The present invention relates to a system and method for the conditional trading of arbitrary items over one or more electronic networks. More specifically, the present invention relates, in a preferred embodiment, to a method and system for contingency trading of securities such as convertible bond “swaps”, risk arbitrage, and pairs in both listed and over-the-counter markets.
There are five types of industry participants generally involved in convertible securities: 1) mutual funds which make decisions to purchase and sell convertibles based upon a) fundamental research relating to the company or the industry, and b) asset allocation and portfolio adjustment decisions; 2) hedge funds which are driven to purchase and sell securities based upon the relative value of the convertible to its underlying stock and other convertibles; 3) large multinational broker-dealers which purchase and sell securities based upon customers' (mutual funds and hedge funds) purchase and sale interest as well as relative value; 4) regional broker-dealers which are driven to purchase and sell securities based upon customers' interest and retail distribution power; and 5) broker's brokers which expose indications of interest between dealers and some hedge funds, who act only as agent and do not position securities. There is no computer network actively linking these participants in a transaction-oriented format. Virtually every transaction is through verbal private negotiations. Almost every bid, offer, or trade is made verbally and is transmitted only to those persons involved in the trade. The present invention will create an auction market instead of a negotiated market and will display prices to all participants and save the information for later use. The present invention is an anonymous system; the current verbal network is neither efficient nor anonymous.
Over the past 15 years electronic order display networks have proliferated in the equity markets. From Nasdaq's ACES system to the very successful Instinet system, the industry has been transformed from a marketplace in which negotiations take place over the phone between two parties to one in which negotiations take place over a computer network among several parties. This phenomena has created a quasi-negotiated/ quasi-auction market in both Nasdaq securities which have, until recently, been primarily negotiation-based and listed securities which have been primarily auction-based. In effect, these networks have provided users with the ability to choose the method of negotiation most befitting their current situation and objectives.
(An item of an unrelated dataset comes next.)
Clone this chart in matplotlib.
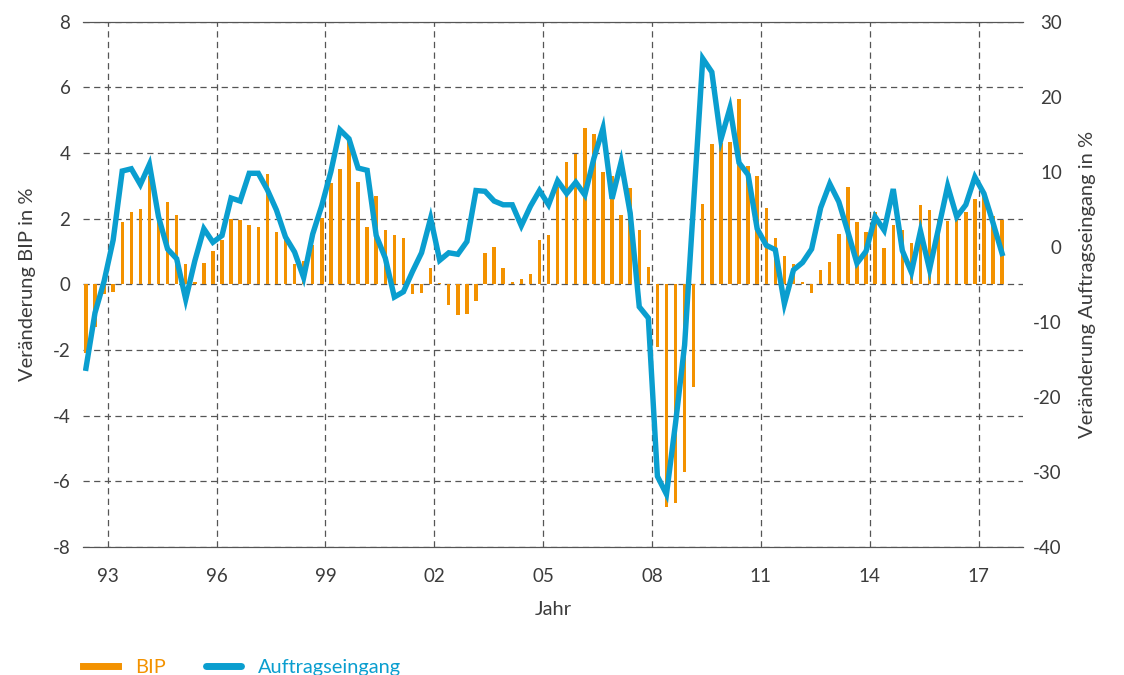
import numpy as np
import matplotlib
matplotlib.use("Agg")
import matplotlib.pyplot as plt
from matplotlib.lines import Line2D

plt.rcParams['font.family'] = ['Lato', 'DejaVu Sans']
plt.rcParams['axes.unicode_minus'] = False

# quarterly values, 1993Q1 .. 2018Q2
bip = [-2.1, -1.3, -0.3, -0.25, 1.9, 2.2, 2.3, 3.3, 2.0, 2.5, 2.1, 0.62,
       0.07, 0.65, 1.0, 1.35, 2.0, 1.95, 1.82, 1.74, 3.35, 1.6, 1.5, 0.62,
       0.72, 1.21, 2.03, 3.1, 3.52, 4.35, 3.12, 1.74, 2.7, 1.64, 1.5, 1.4,
       -0.3, -0.26, 0.5, 0.03, -0.62, -0.95, -0.9, -0.51, 0.96, 1.15, 0.51, 0.08,
       0.15, 0.31, 1.35, 1.5, 2.95, 3.72, 3.97, 4.77, 4.57, 3.42, 3.3, 2.12,
       2.93, 1.64, 0.52, -1.9, -6.8, -6.68, -5.72, -3.12, 2.44, 4.28, 4.3, 4.33,
       5.66, 3.6, 3.3, 2.34, 1.4, 0.87, 0.62, 0.08, -0.26, 0.43, 0.69, 1.52,
       2.95, 1.9, 1.6, 2.2, 1.11, 1.82, 1.66, 1.26, 2.41, 2.26, 1.95, 1.92,
       2.0, 2.2, 2.6, 2.8, 2.07, 1.95]

auftrag = [-16.2, -8.8, -4.6, 0.9, 10.1, 10.4, 8.3, 11.0, 4.0, -0.3, -1.6, -7.0,
           -1.9, 2.4, 0.6, 1.5, 6.5, 6.1, 9.8, 9.8, 7.6, 4.9, 1.3, -0.7,
           -4.1, 1.7, 5.5, 10.0, 15.6, 14.4, 10.5, 10.2, 1.5, -1.5, -6.7, -6.0,
           -3.3, -0.8, 3.8, -1.8, -0.8, -1.0, 0.7, 7.5, 7.4, 6.1, 5.6, 5.6,
           2.8, 5.4, 7.5, 5.6, 8.8, 7.1, 8.6, 6.9, 11.8, 15.8, 6.4, 11.3,
           4.5, -8.0, -9.5, -30.6, -33.0, -23.5, -13.1, 6.0, 25.1, 23.3, 14.3, 18.5,
           11.2, 9.6, 2.4, 0.2, -0.4, -7.6, -3.1, -2.1, -0.3, 5.2, 8.4, 6.0,
           2.0, -2.2, -0.6, 4.0, 2.2, 7.7, -0.5, -3.4, 2.1, -3.0, 2.5, 8.1,
           4.0, 5.6, 9.3, 7.1, 3.2, -0.9]

jahre = ['93', '96', '99', '02', '05', '08', '11', '14', '17']

orange = '#F39200'
blau = '#0A9ECF'
grau = '#3C3C3C'

x = np.arange(len(bip))

fig = plt.figure(figsize=(11.24, 6.75), dpi=100)
ax = fig.add_axes([0.0738, 0.190, 0.8363, 0.7777])
ax2 = ax.twinx()

ax.bar(x, bip, width=0.38, color=orange, zorder=2)
ax2.plot(x, auftrag, color=blau, lw=3.9, solid_joinstyle='miter', zorder=3)

ax.set_ylim(-8, 8)
ax.set_yticks(np.arange(-8, 9, 2))
ax2.set_ylim(-40, 30)
ax2.set_yticks(np.arange(-40, 31, 10))
ax.set_xlim(-0.33, 103.3)
ax.set_xticks(2.4 + 12 * np.arange(len(jahre)))
ax.set_xticklabels(jahre)

for a in (ax, ax2):
    a.spines['left'].set_visible(False)
    a.spines['right'].set_visible(False)
    a.spines['top'].set_color('#555555')
    a.spines['bottom'].set_color('#555555')
    a.tick_params(length=0, labelsize=13.5, colors=grau)

ax.tick_params(axis='y', pad=9)
ax.tick_params(axis='x', pad=15)
ax2.tick_params(axis='y', pad=28)
for t in ax2.get_yticklabels():
    t.set_horizontalalignment('right')

ax.grid(True, ls=(0, (5, 3.5)), color='#555555', lw=0.9, zorder=0)
ax.set_axisbelow(True)

ax.set_ylabel('Veränderung BIP in %', fontsize=14.5, color=grau, labelpad=12)
ax2.set_ylabel('Veränderung Auftragseingang in %', fontsize=14.5, color=grau, labelpad=12)
ax.set_xlabel('Jahr', fontsize=14.5, color=grau, labelpad=12)

handles = [Line2D([], [], color=orange, lw=5),
           Line2D([], [], color=blau, lw=5, solid_capstyle='round')]
leg = fig.legend(handles, ['BIP', 'Auftragseingang'], loc='lower left',
                 bbox_to_anchor=(0.058, -0.028), ncol=2, frameon=False,
                 fontsize=14.4, handlelength=1.75, columnspacing=2.0, handletextpad=0.85)
for t, c in zip(leg.get_texts(), [orange, blau]):
    t.set_color(c)

fig.savefig('out.png', dpi=100)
Convertible securities markets have not been exploited by these systems to the extent the equity markets have, in part because of the complex nature of “typical” trading practice. Specifically, a large portion of convertible securities presently held in positions are hedged in one form or another and well over 60% of the trading volume is effected with a “contingent” transaction (a transaction in which another security is traded at about the same time). The present invention has developed the framework for a system that satisfies a need in the art, which will exploit this market, and other contingency based markets like risk arbitrage, ADR's, pairs, and eventually, options.